The trailer for Paul McGuigan's "Wicker Park" wrongly portrays the film as a thriller, a sort of Generation X "Fatal Attraction." While it certainly has its darker elements (many of the plot points and characters are undeniably Hitchcockian), the film itself doesn't pack nearly the level of adrenaline that its preview suggests it does. This is definitely a strange, frequently suspenseful account of romantic fixation, but one that actually doesn't fit neatly into any genre, and certainly not that of a thriller.
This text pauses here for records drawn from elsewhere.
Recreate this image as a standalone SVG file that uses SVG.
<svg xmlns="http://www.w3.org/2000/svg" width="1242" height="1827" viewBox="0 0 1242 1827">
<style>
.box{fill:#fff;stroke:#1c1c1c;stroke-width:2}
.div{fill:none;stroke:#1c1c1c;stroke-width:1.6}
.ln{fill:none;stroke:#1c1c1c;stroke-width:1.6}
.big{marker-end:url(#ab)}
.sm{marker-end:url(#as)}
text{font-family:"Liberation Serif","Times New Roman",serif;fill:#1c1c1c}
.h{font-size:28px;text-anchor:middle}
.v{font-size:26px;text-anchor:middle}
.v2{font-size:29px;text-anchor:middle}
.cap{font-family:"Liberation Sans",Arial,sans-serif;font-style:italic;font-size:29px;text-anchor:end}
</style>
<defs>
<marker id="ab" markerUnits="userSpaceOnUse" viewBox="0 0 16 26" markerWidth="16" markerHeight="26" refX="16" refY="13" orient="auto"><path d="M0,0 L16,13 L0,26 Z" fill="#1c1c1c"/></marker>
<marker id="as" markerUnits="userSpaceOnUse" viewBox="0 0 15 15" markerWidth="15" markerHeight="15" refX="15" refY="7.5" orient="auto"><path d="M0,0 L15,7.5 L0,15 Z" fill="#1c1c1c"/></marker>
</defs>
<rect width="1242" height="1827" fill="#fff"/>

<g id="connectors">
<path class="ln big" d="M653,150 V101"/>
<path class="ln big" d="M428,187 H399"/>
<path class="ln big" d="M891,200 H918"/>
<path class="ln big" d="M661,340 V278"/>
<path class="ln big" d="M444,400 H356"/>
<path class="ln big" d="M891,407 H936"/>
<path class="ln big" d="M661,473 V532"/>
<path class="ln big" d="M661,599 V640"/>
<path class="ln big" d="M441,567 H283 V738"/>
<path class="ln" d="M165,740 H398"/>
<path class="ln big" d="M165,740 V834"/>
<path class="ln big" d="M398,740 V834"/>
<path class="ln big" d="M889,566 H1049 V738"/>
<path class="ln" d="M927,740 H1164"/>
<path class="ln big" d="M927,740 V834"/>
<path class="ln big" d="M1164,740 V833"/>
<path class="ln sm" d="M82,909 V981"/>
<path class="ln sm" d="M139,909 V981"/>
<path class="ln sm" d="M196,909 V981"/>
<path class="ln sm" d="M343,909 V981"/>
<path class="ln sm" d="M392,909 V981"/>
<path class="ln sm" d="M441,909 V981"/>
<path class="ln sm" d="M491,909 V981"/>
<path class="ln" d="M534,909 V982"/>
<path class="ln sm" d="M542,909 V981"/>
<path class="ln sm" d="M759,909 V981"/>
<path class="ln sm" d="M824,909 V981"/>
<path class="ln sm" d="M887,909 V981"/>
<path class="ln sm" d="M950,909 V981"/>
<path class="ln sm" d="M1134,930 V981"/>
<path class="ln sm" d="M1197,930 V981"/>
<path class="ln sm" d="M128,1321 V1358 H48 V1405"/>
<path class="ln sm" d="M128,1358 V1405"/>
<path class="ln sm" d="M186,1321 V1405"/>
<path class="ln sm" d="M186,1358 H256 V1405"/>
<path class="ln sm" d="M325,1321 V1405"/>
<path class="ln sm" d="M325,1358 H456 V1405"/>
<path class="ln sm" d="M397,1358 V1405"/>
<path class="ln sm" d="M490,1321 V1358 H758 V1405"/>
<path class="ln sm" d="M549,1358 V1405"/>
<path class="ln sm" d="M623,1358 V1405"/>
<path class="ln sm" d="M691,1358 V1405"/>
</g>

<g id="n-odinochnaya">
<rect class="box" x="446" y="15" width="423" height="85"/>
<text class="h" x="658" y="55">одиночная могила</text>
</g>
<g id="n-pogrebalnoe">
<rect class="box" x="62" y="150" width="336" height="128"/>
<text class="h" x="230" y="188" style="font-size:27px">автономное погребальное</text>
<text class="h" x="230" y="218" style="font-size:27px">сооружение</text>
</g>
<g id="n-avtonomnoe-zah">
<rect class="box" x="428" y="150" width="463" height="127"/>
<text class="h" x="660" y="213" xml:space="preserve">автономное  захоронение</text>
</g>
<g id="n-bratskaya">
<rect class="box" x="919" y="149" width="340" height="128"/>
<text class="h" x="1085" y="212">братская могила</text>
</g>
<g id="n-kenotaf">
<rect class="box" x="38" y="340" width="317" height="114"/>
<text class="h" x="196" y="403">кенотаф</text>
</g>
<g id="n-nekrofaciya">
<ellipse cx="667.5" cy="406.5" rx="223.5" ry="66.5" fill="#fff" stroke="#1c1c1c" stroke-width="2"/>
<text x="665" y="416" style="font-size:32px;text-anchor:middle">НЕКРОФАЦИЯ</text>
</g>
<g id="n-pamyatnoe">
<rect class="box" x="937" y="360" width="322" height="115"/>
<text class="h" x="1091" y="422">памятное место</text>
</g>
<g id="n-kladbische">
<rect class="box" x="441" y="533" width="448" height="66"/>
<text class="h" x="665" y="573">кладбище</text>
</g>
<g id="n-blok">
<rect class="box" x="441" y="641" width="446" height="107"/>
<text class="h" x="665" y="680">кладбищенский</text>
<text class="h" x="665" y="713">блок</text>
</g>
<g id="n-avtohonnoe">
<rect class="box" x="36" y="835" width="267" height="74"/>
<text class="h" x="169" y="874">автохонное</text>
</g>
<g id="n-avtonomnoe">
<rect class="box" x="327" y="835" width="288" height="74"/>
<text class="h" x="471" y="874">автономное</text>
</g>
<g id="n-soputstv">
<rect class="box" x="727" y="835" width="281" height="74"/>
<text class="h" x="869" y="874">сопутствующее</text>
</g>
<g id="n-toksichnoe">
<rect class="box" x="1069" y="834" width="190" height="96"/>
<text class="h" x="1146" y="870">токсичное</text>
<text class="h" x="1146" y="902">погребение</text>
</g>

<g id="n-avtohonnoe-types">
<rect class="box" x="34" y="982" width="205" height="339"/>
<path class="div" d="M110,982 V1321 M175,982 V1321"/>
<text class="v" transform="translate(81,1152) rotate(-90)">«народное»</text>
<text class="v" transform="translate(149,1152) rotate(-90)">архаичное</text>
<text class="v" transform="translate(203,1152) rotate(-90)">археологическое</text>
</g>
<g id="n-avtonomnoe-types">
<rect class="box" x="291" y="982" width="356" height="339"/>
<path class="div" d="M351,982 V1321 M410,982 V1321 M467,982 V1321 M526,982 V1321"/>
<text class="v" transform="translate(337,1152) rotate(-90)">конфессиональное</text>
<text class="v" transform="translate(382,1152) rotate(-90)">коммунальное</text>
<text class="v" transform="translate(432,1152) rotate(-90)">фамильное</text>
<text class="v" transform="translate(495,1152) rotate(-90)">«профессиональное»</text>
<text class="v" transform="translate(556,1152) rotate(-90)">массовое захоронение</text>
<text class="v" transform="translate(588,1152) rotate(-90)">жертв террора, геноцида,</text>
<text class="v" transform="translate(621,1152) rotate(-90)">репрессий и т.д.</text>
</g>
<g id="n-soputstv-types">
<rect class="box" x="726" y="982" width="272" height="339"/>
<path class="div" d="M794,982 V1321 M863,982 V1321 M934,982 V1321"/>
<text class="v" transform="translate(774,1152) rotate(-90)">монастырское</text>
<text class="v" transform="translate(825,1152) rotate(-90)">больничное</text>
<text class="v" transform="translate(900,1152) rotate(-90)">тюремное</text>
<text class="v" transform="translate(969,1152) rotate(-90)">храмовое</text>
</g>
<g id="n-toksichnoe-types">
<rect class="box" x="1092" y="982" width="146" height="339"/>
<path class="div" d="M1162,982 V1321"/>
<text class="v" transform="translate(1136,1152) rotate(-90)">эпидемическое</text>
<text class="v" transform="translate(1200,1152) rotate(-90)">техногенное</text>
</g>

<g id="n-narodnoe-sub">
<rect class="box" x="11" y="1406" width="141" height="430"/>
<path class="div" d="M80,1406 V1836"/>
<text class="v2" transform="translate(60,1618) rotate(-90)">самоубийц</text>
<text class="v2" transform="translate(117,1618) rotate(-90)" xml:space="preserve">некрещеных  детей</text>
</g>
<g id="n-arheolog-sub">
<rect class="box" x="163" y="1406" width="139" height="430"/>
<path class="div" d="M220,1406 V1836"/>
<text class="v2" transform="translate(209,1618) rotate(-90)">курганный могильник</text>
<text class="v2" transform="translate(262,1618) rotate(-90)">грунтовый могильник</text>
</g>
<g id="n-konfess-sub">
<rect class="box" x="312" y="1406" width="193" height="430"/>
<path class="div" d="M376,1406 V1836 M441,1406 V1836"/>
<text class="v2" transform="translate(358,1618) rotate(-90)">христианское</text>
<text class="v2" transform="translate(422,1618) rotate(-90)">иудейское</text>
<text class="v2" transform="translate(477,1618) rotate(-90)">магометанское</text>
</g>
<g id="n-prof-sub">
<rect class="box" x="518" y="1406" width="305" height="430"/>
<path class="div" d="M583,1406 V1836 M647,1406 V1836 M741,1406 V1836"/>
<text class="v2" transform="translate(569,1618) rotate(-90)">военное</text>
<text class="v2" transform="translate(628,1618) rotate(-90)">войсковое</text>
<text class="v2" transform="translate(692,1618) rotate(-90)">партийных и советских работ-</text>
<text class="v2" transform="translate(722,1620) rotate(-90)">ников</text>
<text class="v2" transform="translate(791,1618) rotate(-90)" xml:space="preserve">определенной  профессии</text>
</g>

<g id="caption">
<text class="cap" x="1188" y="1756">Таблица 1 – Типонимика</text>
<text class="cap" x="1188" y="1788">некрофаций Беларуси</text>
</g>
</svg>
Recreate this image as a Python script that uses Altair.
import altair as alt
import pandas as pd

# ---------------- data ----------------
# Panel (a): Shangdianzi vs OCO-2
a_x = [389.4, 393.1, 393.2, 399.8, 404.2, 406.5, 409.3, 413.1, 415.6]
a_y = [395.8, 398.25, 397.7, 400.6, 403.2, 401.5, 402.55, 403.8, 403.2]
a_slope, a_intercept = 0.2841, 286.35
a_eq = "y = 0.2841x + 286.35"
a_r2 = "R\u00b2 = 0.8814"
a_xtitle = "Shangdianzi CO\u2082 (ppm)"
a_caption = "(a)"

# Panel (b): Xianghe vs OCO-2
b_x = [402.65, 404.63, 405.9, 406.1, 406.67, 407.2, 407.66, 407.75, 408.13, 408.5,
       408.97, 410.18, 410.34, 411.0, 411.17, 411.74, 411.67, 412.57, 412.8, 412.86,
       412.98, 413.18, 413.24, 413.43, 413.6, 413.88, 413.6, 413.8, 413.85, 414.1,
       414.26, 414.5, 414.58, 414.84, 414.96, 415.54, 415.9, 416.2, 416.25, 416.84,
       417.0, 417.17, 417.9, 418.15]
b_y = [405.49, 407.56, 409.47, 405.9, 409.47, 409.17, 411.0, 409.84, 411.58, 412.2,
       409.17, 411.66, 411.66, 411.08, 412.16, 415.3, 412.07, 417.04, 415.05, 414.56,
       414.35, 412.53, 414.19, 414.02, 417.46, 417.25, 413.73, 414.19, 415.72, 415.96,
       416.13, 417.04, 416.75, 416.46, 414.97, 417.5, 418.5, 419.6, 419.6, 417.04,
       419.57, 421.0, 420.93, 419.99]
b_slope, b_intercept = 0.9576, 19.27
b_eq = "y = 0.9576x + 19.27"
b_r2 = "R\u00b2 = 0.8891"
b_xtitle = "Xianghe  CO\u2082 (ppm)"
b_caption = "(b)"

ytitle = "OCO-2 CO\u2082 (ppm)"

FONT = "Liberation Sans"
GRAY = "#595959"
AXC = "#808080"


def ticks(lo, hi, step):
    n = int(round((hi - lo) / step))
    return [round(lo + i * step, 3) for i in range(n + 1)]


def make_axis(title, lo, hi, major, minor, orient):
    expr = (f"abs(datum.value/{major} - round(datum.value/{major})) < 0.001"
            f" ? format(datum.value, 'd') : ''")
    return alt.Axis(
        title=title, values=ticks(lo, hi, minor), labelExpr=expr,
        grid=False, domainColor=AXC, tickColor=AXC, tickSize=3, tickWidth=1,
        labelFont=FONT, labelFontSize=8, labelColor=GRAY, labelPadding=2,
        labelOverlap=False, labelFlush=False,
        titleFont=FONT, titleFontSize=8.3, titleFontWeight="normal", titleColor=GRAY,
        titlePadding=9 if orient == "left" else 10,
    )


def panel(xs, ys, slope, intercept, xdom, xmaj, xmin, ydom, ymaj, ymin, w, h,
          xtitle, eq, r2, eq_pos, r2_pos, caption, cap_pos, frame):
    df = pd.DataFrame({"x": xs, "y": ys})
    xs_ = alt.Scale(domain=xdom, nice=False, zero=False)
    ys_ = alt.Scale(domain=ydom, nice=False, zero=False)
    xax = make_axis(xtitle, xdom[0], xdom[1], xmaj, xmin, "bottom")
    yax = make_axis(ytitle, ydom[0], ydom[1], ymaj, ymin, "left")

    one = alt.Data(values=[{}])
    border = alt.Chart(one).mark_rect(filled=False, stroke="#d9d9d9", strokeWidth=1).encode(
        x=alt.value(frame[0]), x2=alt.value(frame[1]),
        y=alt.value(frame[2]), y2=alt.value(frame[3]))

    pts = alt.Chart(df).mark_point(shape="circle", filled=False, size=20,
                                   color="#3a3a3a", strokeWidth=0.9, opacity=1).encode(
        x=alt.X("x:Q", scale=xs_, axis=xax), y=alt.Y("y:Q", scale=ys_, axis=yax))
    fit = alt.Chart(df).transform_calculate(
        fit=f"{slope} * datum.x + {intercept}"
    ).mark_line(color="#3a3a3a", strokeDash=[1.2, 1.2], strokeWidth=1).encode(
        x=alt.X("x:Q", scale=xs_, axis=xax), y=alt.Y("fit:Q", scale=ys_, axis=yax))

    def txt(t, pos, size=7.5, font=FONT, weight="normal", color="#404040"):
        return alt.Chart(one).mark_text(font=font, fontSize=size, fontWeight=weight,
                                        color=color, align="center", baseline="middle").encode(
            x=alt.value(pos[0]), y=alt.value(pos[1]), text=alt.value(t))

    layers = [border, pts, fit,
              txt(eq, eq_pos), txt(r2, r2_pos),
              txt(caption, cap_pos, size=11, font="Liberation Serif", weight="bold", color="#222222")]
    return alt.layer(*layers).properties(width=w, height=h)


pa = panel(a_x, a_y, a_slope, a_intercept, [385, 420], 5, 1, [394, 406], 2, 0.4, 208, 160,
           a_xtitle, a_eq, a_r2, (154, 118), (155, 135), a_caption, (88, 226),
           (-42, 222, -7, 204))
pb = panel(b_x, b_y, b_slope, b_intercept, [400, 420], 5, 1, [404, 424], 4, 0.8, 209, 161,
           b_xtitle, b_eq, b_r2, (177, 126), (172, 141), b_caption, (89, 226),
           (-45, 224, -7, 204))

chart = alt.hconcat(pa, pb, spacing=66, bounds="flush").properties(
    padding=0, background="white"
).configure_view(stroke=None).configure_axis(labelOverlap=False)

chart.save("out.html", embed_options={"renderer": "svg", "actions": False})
Set in Chicago (as its title should suggest), "Wicker Park" is an account of the collision between new and old loves, featuring an arsenal of plot twists that ultimately unveil a sort of romantic quadrangle. After two years away, young ad executive Matt (Josh Hartnett) has returned to his former Windy City stomping grounds with his new fiancée (Jessica Paré). Preparing to leave for business meetings in Shanghai, he overhears (in one of the picture's many, many moments of coincidence, some more believable than others) what he thinks is the voice of his former love Lisa (Diane Kruger) in a restaurant phone booth. Lisa, who broke his heart back when he was just a young photography enthusiast, runs from the restaurant before Matt can catch her, initiating a convoluted quest to find his former flame.
With the help of his old best friend Luke (Matthew Lillard, stifling the goofiness that has dominated nearly all of his other roles), Matt finally catches up with the phantom lady from the restaurant, who is not his ex-girlfriend but a different young woman (Rose Byrne), who seems to also be named Lisa. Via an increasingly complicated narrative, these four weave a tangled web of romantic attachments (both old and new).
The structure of the film is appropriately indirect: there are numerous flashbacks to earlier events (particularly those that reveal details of Matt's and Lisa's relationship), but the picture also rewinds to reexamine already-seen moments, exposing their secrets (the unbeknownst presence of an eavesdropping observer, for example). This is occasionally confusing, as the flashbacks are so prevalent that it becomes difficult to distinguish where the various scenes are in relation to one another; it isn't always easy to position each moment in the story's chronology.
The main problem with this increasingly frustrating, lopsided tale is that the script (or perhaps the cast) never applies the appropriate level of urgency to any of the film's events. Secrets are kept, revealed; bonds are frayed, mended, but the characters and scenarios involved aren't developed or engaging enough to make the audience care very much.
"Wicker Park" is a remake of a 1996 French film, "L'Appartement," which capitalizes further on the Hitchcockian elements present here (and is, by all accounts, a superior effort). The final scene of this version, offensively scored to Coldplay's "The Scientist," feels like it belongs in a completely different movie, one in which such a romance film cliché (it is set in an airport terminal) might be marginally acceptable. "Wicker Park," however, is not that film; it is a story of obsession, and the filmmakers can't straddle such genre lines as comfortably as they'd perhaps like to.